Ustedes saben que en una carrera todos corren, pero solamente uno recibe el premio. Pues bien, Corran ustedes de tal modo que reciban el premio.

1 Corintios 9,24

El término premio se suele asociar con una rifa, la lotería, el quini. Muchos esperan ganar con poco esfuerzo o un mínimo de inversión un premio suculento. Las agencias que venden estas ilusiones tienen clientes asegurados. Eso por un lado.

Por el otro, el apóstol Pablo también habla del esfuerzo. Ahí entramos en otra categoría. A todo el mundo le toca hacer inversiones en tiempo, estudios, trabajo, ahorro, paciencia y verdaderos sacrificios a lo largo de la vida.

Pablo toma esas imágenes de la carrera, el esfuerzo y el premio para hablar de algo más. En las carreras, lo decisivo es superar a los demás. Para el apóstol, lo decisivo es el esfuerzo que hay que poner para lograr el éxito, como también la claridad sobre la meta. ¿Cuáles son nuestras metas? Además de prepararnos para el ejercicio de una profesión, conseguir trabajo, formar una familia, brindar educación a los hijos, cuidar la salud, llegar a muchos años, ¿qué más nos impulsa? Jesús nos propone como meta la vida con Él, la vida nueva, la vida eterna. La vida en comunidad, en amor, de servicio.
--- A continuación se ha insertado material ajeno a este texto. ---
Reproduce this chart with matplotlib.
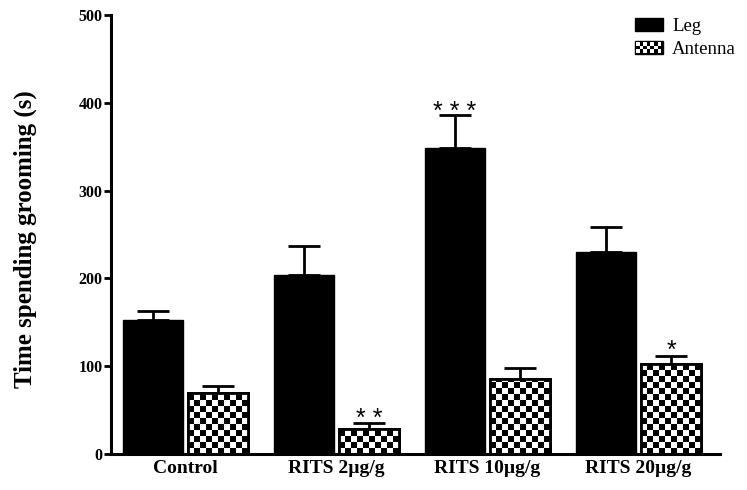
import numpy as np
import matplotlib
matplotlib.use('Agg')
import matplotlib.pyplot as plt
from matplotlib.patches import Patch, Rectangle
from matplotlib.legend_handler import HandlerBase

# Data
groups = ['Control', 'RITS 2µg/g', 'RITS 10µg/g', 'RITS 20µg/g']
leg_mean = [153, 204, 349, 230]
leg_err = [10, 33, 37, 29]
antenna_mean = [70, 29, 86, 103]
antenna_err = [7, 6, 12, 9]
leg_stars = ['', '', '* * *', '']
antenna_stars = ['', '* *', '', '*']

plt.rcParams['font.family'] = ['Liberation Serif', 'DejaVu Serif']


class HandlerChecker(HandlerBase):
    # black box with a small white checker inside, like the antenna bars
    def create_artists(self, legend, orig_handle, xdescent, ydescent,
                       width, height, fontsize, trans):
        arts = [Rectangle((-xdescent, -ydescent), width, height,
                          facecolor='black', edgecolor='black', transform=trans)]
        ncol, nrow = 7, 3
        pad = 0.12 * height
        cw = (width - 2 * pad) / ncol
        ch = (height - 2 * pad) / nrow
        for r in range(nrow):
            for c in range(ncol):
                if (r + c) % 2 == 0:
                    arts.append(Rectangle((-xdescent + pad + c * cw, -ydescent + pad + r * ch),
                                          cw, ch, facecolor='white', edgecolor='none',
                                          transform=trans))
        return arts


fig = plt.figure(figsize=(7.47, 4.9), dpi=100)
ax = fig.add_axes([0.1486, 0.0735, 0.8154, 0.8955])

x = np.arange(len(groups))
w = 0.397
off = 0.215

leg_bars = ax.bar(x - off, leg_mean, w, color='black', edgecolor='black', zorder=2)
ant_bars = ax.bar(x + off, antenna_mean, w, color='white', edgecolor='black', linewidth=2, zorder=2)

# checkerboard fill for the antenna bars (cells about 6 px square)
checker = np.indices((200, 200)).sum(axis=0) % 2
for b in ant_bars:
    x0, y0 = b.get_x(), b.get_y()
    h = b.get_height()
    ncol = 10
    cell_w = b.get_width() / ncol
    cell_h = cell_w * 151 / 0.878
    nrow = int(np.ceil(h / cell_h)) + 1
    img = checker[:nrow, :ncol]
    im = ax.imshow(img, cmap='gray_r', interpolation='nearest', origin='lower',
                   extent=[x0, x0 + ncol * cell_w, y0, y0 + nrow * cell_h],
                   aspect='auto', zorder=2.5, vmin=0, vmax=1)
    im.set_clip_path(b)
    ax.add_patch(Rectangle((x0, y0), b.get_width(), h, fill=False,
                           edgecolor='black', linewidth=2, zorder=3))

ax.errorbar(x - off, leg_mean, yerr=[np.zeros(4), leg_err], fmt='none',
            ecolor='black', elinewidth=2, capsize=11.5, capthick=2, zorder=1)
ax.errorbar(x + off, antenna_mean, yerr=[np.zeros(4), antenna_err], fmt='none',
            ecolor='black', elinewidth=2, capsize=11.5, capthick=2, zorder=1)

for i in range(len(groups)):
    if leg_stars[i]:
        ax.text(x[i] - off, leg_mean[i] + leg_err[i] - 4, leg_stars[i],
                ha='center', va='baseline', fontsize=18, family='Liberation Sans')
    if antenna_stars[i]:
        ax.text(x[i] + off, antenna_mean[i] + antenna_err[i] - 3, antenna_stars[i],
                ha='center', va='baseline', fontsize=18, family='Liberation Sans')

ax.set_xlim(-0.493, 3.54)
ax.set_ylim(0, 500)
ax.set_yticks([0, 100, 200, 300, 400, 500])
ax.set_xticks(x)
ax.set_xticklabels(groups, fontweight='bold', fontsize=14)
ax.tick_params(axis='x', length=0, pad=4)
ax.tick_params(axis='y', length=5, width=2, labelsize=11.5, pad=1)
for lab in ax.get_yticklabels():
    lab.set_fontweight('bold')

for s in ['top', 'right']:
    ax.spines[s].set_visible(False)
for s in ['left', 'bottom']:
    ax.spines[s].set_linewidth(2.2)

ax.set_ylabel('Time spending grooming (s)', fontsize=18, fontweight='bold')
ax.yaxis.set_label_coords(-0.122, 0.49)

handles = [Patch(facecolor='black', edgecolor='black', label='Leg'),
           Patch(facecolor='white', edgecolor='black', label='Antenna')]
ax.legend(handles=handles, loc='upper left', bbox_to_anchor=(0.832, 1.033),
          frameon=False, fontsize=13.5, handlelength=1.5, handleheight=0.75,
          handletextpad=0.5, labelspacing=0.3,
          handler_map={handles[1]: HandlerChecker()})

fig.savefig('out.png', dpi=100)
Al lado de todos los esfuerzos y preocupaciones totalmente lícitos en la vida, ¿forma

parte de nuestro andar esta meta?

Pablo también habla del premio y lo llama corona que no se marchita, para diferenciarla de las coronas de olivo o laurel que recibían los ganadores en las competencias de su época. En comparación con estos premios simbólicos, el premio que otorga Dios es totalmente diferente. Es la aceptación por Dios, su perdón, la transformación que Él obra en nosotros, la vida nueva, la vida en una comunidad de fe. Es la resurrección y la vida eterna mismas. Es gracia.

Nuestro actual estado, por más logros, edad, méritos, experiencias o riquezas que hayamos juntado, no es algo definitivo. La carrera sigue y comienza de nuevo cada día. Aún no estamos en la recta final, pero corremos. ¿Hacia qué meta?